The SMART Office hosted the 2019 National Symposium on Sex Offender Management and Accountability July 18-19 in Chicago. The two-day event brought together criminal justice professionals who investigate and prosecute sex offenses and register and monitor sex offenders, as well as those providing victim support services. Highlights included a case study on a cold case solved with genetic genealogy, tactics to identify child trafficking and a session on psychopathic sex offenders.
The symposium provided almost 600 law enforcement officers, prosecutors, sex offender registry officials, victim advocates and criminal justice experts information on the latest tools and techniques vital to combatting sexual assault and child sexual abuse. At the symposium, SMART discussed the Department’s expansion of direct access to the FBI’s National Sex Offender Registry to tribes participating in the Tribal Access Program. Direct access allows tribes participating in TAP to use their Tribe and Territory Sex Offender Registry System to input data and gain access to NSOR, giving tribal law enforcement information necessary to investigate offenses and share information to jurisdictions across the country. TAP allows information sharing between tribal and federal government criminal information systems.
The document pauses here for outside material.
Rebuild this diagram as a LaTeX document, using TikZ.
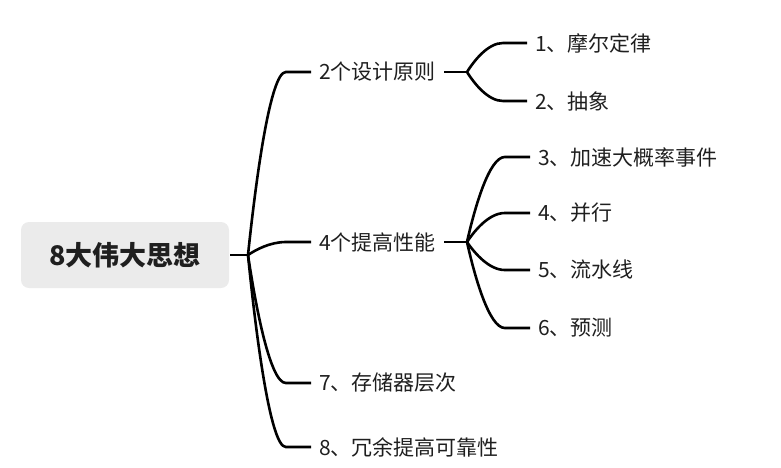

The symposium sessions focused on four topic areas: information for prosecutors; tools for registrars and jurisdictional registry officials; interdiction and tracking of sex offenders; and research on sex offender behavior and sex offender registration and notification laws.
In the DNA and Cold Cases session, participants learned about how police worked with a genetic genealogist to identify the killer of 8-year-old April Tinsley, which can help agencies working to solve cold-case sexual assaults in the future. There were also sessions on sex offender registry case law, stopping child trafficking and child pornography and recruiting and retaining sex offender registrars, among other topics critical to personnel in law enforcement, corrections, the judiciary and prosecutions.
“The 2019 Symposium brought together criminal justice professionals from across the nation to network and learn how to continue to strengthen their systems for protecting and informing their citizens about potential risks,” said SMART Acting Director Dawn Doran. “Sharing and using the more complete sex offender information between jurisdictions is critical to keeping our communities safe.”
At the symposium, the SMART Office also highlighted a refresh of the Dru Sjodin National Sex Offender Public Website (NSOPW.gov) with expanded search capacity, improved navigation and updated safety and education information.